BRIEF: Reproduce, please, only the lines from the first line below to the line containing "-0.02, -0.045, -0.07];", inclusive.

┌──

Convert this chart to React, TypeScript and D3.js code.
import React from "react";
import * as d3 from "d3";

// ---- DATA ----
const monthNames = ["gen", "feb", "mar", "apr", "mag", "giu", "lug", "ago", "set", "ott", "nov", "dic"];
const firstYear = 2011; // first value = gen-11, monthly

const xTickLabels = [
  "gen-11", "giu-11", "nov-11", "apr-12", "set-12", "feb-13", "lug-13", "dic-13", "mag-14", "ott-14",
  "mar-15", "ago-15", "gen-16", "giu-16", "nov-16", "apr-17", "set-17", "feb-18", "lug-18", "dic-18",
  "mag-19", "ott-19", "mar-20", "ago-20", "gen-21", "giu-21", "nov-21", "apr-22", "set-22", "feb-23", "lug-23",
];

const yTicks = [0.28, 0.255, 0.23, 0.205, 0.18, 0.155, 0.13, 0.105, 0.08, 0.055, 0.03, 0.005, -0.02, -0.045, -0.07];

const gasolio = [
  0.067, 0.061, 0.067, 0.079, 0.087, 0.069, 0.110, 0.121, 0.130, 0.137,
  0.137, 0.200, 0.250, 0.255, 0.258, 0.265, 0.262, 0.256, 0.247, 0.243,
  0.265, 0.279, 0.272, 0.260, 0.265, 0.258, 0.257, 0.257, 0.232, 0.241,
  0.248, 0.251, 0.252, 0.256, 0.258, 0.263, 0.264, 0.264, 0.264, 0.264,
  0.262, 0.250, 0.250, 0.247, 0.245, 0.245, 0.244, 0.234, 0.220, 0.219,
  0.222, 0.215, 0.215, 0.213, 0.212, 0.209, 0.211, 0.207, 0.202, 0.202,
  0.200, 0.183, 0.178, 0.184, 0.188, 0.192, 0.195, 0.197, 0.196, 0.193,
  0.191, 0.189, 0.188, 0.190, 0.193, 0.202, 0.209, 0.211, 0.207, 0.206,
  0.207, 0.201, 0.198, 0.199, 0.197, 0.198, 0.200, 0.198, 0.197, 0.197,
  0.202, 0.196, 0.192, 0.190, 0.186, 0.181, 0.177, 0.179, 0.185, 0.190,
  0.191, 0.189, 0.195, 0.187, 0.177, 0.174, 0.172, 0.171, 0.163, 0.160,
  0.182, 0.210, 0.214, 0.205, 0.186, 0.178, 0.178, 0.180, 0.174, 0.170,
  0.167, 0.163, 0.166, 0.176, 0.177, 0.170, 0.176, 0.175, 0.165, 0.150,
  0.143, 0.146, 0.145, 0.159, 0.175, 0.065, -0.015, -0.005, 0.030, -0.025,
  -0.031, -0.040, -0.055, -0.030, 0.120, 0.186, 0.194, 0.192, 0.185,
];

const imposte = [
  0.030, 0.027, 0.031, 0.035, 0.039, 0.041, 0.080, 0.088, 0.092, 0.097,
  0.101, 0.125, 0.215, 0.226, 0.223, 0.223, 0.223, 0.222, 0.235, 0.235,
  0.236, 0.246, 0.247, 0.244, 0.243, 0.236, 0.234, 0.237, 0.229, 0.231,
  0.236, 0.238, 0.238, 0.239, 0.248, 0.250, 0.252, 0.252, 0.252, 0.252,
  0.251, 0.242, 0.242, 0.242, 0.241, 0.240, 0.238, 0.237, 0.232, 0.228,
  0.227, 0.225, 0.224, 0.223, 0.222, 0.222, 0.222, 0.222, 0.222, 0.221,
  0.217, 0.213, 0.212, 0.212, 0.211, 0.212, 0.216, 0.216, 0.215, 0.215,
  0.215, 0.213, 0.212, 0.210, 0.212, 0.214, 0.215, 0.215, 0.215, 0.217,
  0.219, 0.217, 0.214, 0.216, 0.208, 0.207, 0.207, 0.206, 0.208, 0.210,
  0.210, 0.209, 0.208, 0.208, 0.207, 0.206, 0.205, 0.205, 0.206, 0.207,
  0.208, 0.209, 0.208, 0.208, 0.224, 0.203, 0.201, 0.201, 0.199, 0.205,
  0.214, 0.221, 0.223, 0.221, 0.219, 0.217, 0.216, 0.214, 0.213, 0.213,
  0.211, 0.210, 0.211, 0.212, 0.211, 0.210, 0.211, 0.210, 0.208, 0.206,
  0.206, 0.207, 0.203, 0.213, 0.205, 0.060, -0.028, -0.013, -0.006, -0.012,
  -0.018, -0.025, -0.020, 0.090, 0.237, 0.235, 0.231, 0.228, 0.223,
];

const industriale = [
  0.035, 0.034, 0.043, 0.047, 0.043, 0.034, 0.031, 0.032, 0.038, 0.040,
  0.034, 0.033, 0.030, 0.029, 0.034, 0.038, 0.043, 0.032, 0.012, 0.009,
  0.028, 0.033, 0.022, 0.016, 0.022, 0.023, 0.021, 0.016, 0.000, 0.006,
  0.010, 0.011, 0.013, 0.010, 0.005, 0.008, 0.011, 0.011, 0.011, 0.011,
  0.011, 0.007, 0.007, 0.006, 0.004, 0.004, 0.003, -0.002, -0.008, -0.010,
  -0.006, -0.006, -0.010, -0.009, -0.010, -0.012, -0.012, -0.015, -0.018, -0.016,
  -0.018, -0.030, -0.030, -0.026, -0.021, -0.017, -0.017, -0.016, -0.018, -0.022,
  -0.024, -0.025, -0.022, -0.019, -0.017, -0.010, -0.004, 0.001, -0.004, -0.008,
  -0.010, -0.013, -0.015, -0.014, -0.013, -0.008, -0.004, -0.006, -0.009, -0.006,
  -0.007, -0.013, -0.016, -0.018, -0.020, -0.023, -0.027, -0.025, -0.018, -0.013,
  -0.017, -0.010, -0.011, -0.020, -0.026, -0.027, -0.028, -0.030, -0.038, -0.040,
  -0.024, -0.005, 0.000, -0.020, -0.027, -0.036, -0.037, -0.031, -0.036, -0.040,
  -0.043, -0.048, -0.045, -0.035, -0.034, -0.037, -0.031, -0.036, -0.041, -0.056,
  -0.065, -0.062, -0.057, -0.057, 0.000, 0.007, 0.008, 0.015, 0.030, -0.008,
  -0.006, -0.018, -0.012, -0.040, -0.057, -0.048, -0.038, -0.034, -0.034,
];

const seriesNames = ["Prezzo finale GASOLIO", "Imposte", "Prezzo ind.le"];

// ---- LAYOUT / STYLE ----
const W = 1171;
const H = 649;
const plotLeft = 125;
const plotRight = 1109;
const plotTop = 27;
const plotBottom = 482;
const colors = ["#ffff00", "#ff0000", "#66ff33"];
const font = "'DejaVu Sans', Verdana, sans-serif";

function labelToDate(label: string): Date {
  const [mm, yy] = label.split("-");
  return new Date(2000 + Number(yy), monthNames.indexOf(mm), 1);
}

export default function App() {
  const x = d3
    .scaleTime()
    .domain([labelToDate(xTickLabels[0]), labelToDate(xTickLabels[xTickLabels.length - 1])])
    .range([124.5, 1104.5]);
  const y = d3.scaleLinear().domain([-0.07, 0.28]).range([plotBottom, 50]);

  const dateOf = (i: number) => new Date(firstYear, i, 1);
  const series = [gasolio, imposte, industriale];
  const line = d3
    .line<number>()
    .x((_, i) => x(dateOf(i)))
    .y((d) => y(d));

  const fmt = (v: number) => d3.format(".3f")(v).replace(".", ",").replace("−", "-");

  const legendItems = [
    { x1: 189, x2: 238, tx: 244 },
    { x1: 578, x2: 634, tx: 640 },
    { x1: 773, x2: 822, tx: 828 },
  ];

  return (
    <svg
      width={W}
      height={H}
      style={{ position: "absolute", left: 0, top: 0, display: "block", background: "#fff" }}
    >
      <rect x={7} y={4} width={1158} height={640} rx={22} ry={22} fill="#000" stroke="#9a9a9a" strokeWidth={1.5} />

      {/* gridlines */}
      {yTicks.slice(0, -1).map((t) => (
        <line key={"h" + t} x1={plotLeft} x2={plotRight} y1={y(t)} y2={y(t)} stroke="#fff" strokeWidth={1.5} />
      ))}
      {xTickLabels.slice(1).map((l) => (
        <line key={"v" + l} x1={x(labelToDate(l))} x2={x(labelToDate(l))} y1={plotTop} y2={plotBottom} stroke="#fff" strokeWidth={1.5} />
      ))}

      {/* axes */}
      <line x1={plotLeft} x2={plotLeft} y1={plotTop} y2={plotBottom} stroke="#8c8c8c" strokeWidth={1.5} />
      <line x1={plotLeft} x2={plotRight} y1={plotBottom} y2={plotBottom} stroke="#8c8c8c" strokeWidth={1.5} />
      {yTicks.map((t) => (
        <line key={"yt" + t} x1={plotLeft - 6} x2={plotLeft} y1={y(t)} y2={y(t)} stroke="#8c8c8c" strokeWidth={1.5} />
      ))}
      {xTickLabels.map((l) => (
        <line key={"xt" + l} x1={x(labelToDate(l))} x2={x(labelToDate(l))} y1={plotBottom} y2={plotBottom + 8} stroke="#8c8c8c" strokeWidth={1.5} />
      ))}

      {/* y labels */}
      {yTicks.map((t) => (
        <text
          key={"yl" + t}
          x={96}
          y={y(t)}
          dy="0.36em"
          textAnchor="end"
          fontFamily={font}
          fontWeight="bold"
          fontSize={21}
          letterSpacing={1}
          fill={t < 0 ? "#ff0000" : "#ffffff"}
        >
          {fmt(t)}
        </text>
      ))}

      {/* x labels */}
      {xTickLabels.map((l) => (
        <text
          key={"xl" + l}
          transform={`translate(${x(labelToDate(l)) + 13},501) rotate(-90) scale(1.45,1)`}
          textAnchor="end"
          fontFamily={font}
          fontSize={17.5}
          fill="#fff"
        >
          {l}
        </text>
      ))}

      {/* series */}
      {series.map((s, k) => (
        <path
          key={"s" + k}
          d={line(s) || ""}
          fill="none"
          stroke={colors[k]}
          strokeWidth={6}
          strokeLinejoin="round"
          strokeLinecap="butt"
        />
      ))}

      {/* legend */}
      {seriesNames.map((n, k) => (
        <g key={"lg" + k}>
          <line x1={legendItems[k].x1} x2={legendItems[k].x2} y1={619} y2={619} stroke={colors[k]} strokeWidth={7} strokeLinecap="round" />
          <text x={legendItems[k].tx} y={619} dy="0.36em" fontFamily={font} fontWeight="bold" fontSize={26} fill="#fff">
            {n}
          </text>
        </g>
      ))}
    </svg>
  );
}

└──

SOLUTION:
Convert this chart to React, TypeScript and D3.js code.
import React from "react";
import * as d3 from "d3";

// ---- DATA ----
const monthNames = ["gen", "feb", "mar", "apr", "mag", "giu", "lug", "ago", "set", "ott", "nov", "dic"];
const firstYear = 2011; // first value = gen-11, monthly

const xTickLabels = [
  "gen-11", "giu-11", "nov-11", "apr-12", "set-12", "feb-13", "lug-13", "dic-13", "mag-14", "ott-14",
  "mar-15", "ago-15", "gen-16", "giu-16", "nov-16", "apr-17", "set-17", "feb-18", "lug-18", "dic-18",
  "mag-19", "ott-19", "mar-20", "ago-20", "gen-21", "giu-21", "nov-21", "apr-22", "set-22", "feb-23", "lug-23",
];

const yTicks = [0.28, 0.255, 0.23, 0.205, 0.18, 0.155, 0.13, 0.105, 0.08, 0.055, 0.03, 0.005, -0.02, -0.045, -0.07];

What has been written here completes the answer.